The painter took pains to explain how he lived his artistic inspiration: "A ritual that needs prayer and then silence. When I am in my study, it often happens that I cannot paint. I must first sit in front of the canvas, look at it, and caress it with my hand. It is another way of painting, of proceeding."
He added: "To paint means to reach, to proceed, and to conquer -- to go through secrets, translate what is still obscure, and not try to give interpretations. What is important is that the painter himself often does not know the reason.
"It is not up to him to translate, to account for what he paints, or express himself in this respect. Suffice it for him to have the will to communicate to the world through his darknesses."
"To pray, if one is abandoned in this state, means one can create," Balthus stressed.
On his bed he kept the rosary that John Paul II gave him during a meeting, when he was living in Rome and director of the Villa Medici.
"He is a holy man," the painter said, referring to the Pope, "A saint whom God has given us to save our poor world. I am a practicing Catholic; I have a very exacting spiritual life. Christianity is a religion that produces saints. It is a great elevation, which sustains us every day and makes us grow."
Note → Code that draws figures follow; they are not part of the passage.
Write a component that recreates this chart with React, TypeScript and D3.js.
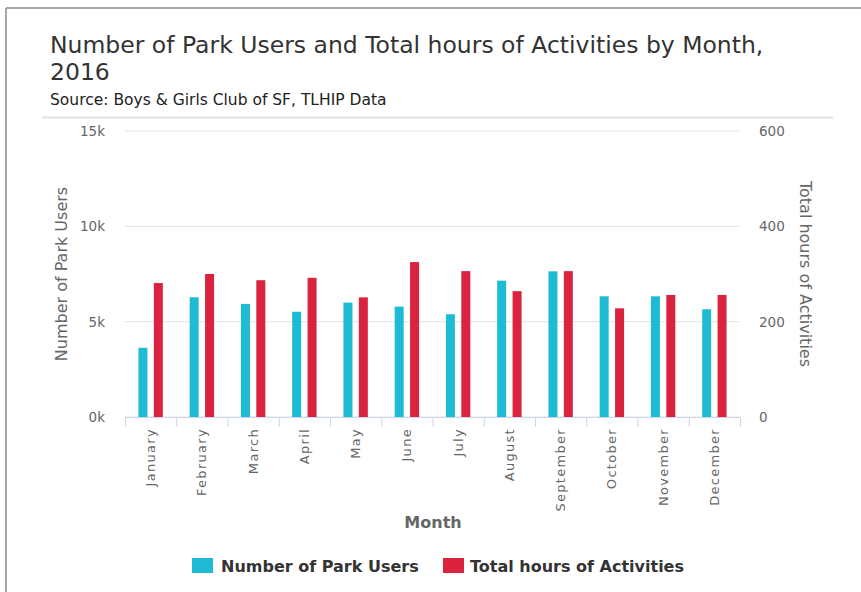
import React from "react";
import * as d3 from "d3";

const months = ["January", "February", "March", "April", "May", "June", "July", "August", "September", "October", "November", "December"];
const parkUsers = [3630, 6280, 5930, 5520, 6000, 5790, 5390, 7150, 7640, 6330, 6330, 5650];
const activityHours = [281, 300, 287, 292, 251, 325, 306, 264, 306, 228, 256, 256];
const leftTicks = [0, 5000, 10000, 15000];
const rightTicks = [0, 200, 400, 600];

const CYAN = "#1fbbd4";
const RED = "#d9233f";
const GRID = "#e2e2e2";
const AXIS = "#ccd6eb";
const TXT = "#666666";

export default function App() {
  const width = 861;
  const height = 592;
  const left = 125;
  const right = 740;
  const top = 131;
  const bottom = 417;

  const x = d3.scaleBand<string>().domain(months).range([left, right]);
  const yL = d3.scaleLinear().domain([0, 15000]).range([bottom, top]);
  const yR = d3.scaleLinear().domain([0, 600]).range([bottom, top]);
  const barW = 9;
  const off = 7.7;

  const font = "'DejaVu Sans', Verdana, sans-serif";

  return (
    <svg width={width} height={height} style={{ position: "absolute", left: 0, top: 0, background: "#fff" }}>
      {/* frame */}
      <line x1={6} x2={width} y1={8} y2={8} stroke="#8a8a8a" strokeWidth={1.5} />
      <line x1={6} x2={6} y1={8} y2={height} stroke="#8a8a8a" strokeWidth={1.5} />

      <text x={50} y={53} fontFamily={font} fontSize={23.5} fill="#333">
        Number of Park Users and Total hours of Activities by Month,
      </text>
      <text x={50} y={80} fontFamily={font} fontSize={23.5} fill="#333">2016</text>
      <text x={50} y={105} fontFamily={font} fontSize={15.5} fill="#222">
        Source: Boys &amp; Girls Club of SF, TLHIP Data
      </text>
      <line x1={42} x2={833} y1={117.5} y2={117.5} stroke="#e0e0e0" strokeWidth={2} />

      {/* grid */}
      {leftTicks.map((t) => (
        <line key={t} x1={left} x2={right} y1={yL(t)} y2={yL(t)} stroke={GRID} strokeWidth={1} />
      ))}

      {/* axis labels */}
      {leftTicks.map((t) => (
        <text key={t} x={105} y={yL(t) + 5} textAnchor="end" fontFamily={font} fontSize={13.5} fill={TXT}>
          {t / 1000 + "k"}
        </text>
      ))}
      {rightTicks.map((t) => (
        <text key={t} x={759} y={yR(t) + 5} textAnchor="start" fontFamily={font} fontSize={13.5} fill={TXT}>
          {t}
        </text>
      ))}

      <text transform={`translate(67,${(top + bottom) / 2}) rotate(-90)`} textAnchor="middle" fontFamily={font} fontSize={16} fill={TXT}>
        Number of Park Users
      </text>
      <text transform={`translate(800,${(top + bottom) / 2}) rotate(90)`} textAnchor="middle" fontFamily={font} fontSize={16} fill={TXT}>
        Total hours of Activities
      </text>

      {/* bars */}
      {months.map((m, i) => {
        const c = x(m)! + x.bandwidth() / 2;
        return (
          <g key={m}>
            <rect x={c - off - barW / 2} y={yL(parkUsers[i])} width={barW} height={bottom - yL(parkUsers[i])} fill={CYAN} />
            <rect x={c + off - barW / 2} y={yR(activityHours[i])} width={barW} height={bottom - yR(activityHours[i])} fill={RED} />
          </g>
        );
      })}

      {/* x axis */}
      <line x1={left} x2={right} y1={bottom + 0.5} y2={bottom + 0.5} stroke={AXIS} />
      {months.map((m) => (
        <line key={m} x1={x(m)! + 0.5} x2={x(m)! + 0.5} y1={bottom} y2={bottom + 10} stroke={AXIS} />
      ))}
      <line x1={right + 0.5} x2={right + 0.5} y1={bottom} y2={bottom + 10} stroke={AXIS} />
      {months.map((m) => (
        <text
          key={m}
          transform={`translate(${x(m)! + x.bandwidth() / 2 + 4.5},${bottom + 11}) rotate(-90)`}
          textAnchor="end"
          fontFamily={font}
          fontSize={13}
          letterSpacing={1.3}
          fill={TXT}
        >
          {m}
        </text>
      ))}
      <text x={433} y={528} textAnchor="middle" fontFamily={font} fontSize={16} fontWeight="bold" fill={TXT}>
        Month
      </text>

      {/* legend */}
      <rect x={192} y={558} width={21} height={15} fill={CYAN} />
      <text x={221} y={572} fontFamily={font} fontSize={16} fontWeight="bold" fill="#333">
        Number of Park Users
      </text>
      <rect x={443} y={558} width={21} height={15} fill={RED} />
      <text x={470} y={572} fontFamily={font} fontSize={16} fontWeight="bold" fill="#333">
        Total hours of Activities
      </text>
    </svg>
  );
}
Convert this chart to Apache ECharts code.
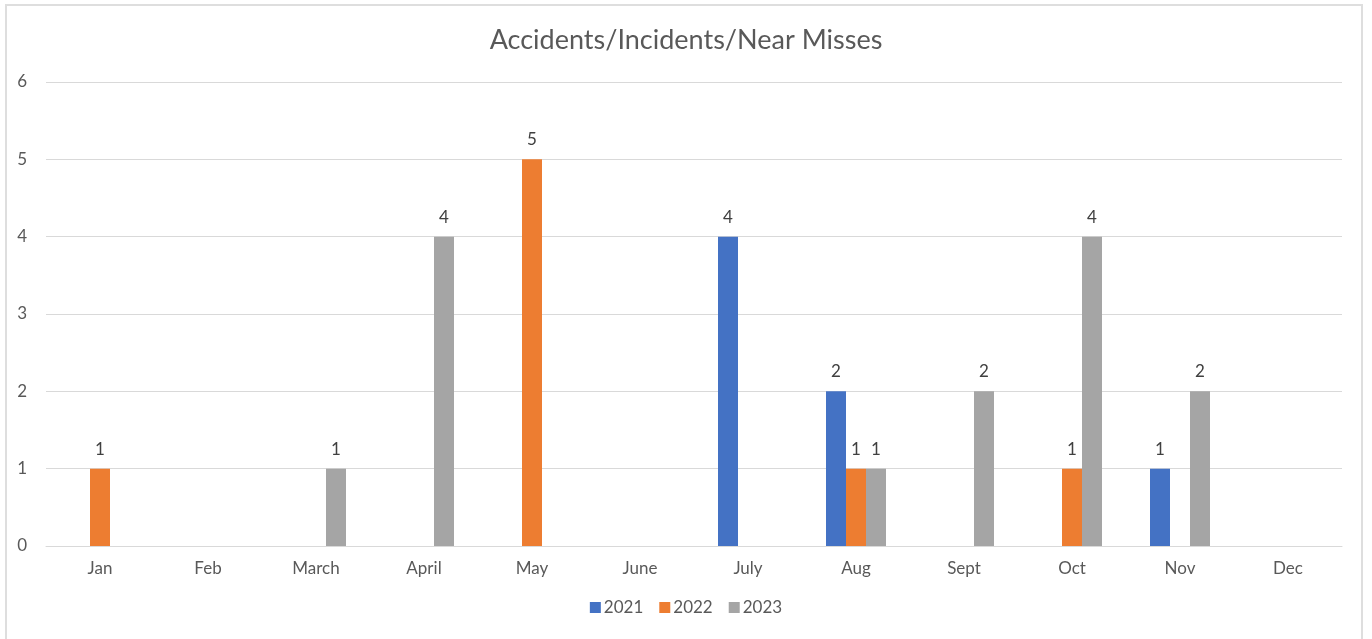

"The world is lost in rumor and furor, in speed and incompetence, in the denial of real values, in a flight that marks the end of all hope," Balthus told La Vie. "It is necessary to rediscover the way the ancients worked, the patience of artisans, the art of living that spiritualizes men.
"It is necessary to rediscover life in a landscape, to extract its breathing. Instead, there is intellectualization, interpretation: things, forms and beings become abstract. Let us please return to the patient wisdom of Masaccio and Piero della Francesca, to the slow, anonymous, arduous exhaustion of the painters of Italian frescoes, the sacred vigor, and innocence of Giotto!"
Balthus´ spiritual life, as he himself said, was intense.
"One day, not too long ago, I had what I might call an ecstasy," he said. "God was speaking to me; I was in a semiconscious state, but my pulse was normal and I realized that God had spoken to me, that he told me my life had not ended, that I still had to work.
"This word came to me at a time of doubt and possible neglect of painting. The road made me anxious and then, suddenly, God illuminated me."
"As I grew older, I was less certain of myself, but this profound voice that spoke to me, gave me strength and courage again," the artist said.
"Painting must bring out beauty," he said. "Each color is combined with another to offer, as musical notes do, a harmony, the sense of eternity, of the sublime. Painting is a response to an interior need.
"It is the only need the painter is bound to attend to, regarding which he should have no choice; then it is not in vain. Thanks to it, to this interior vision, relentlessly, incessantly pursued, the painting all of a sudden finds its order and is illuminated."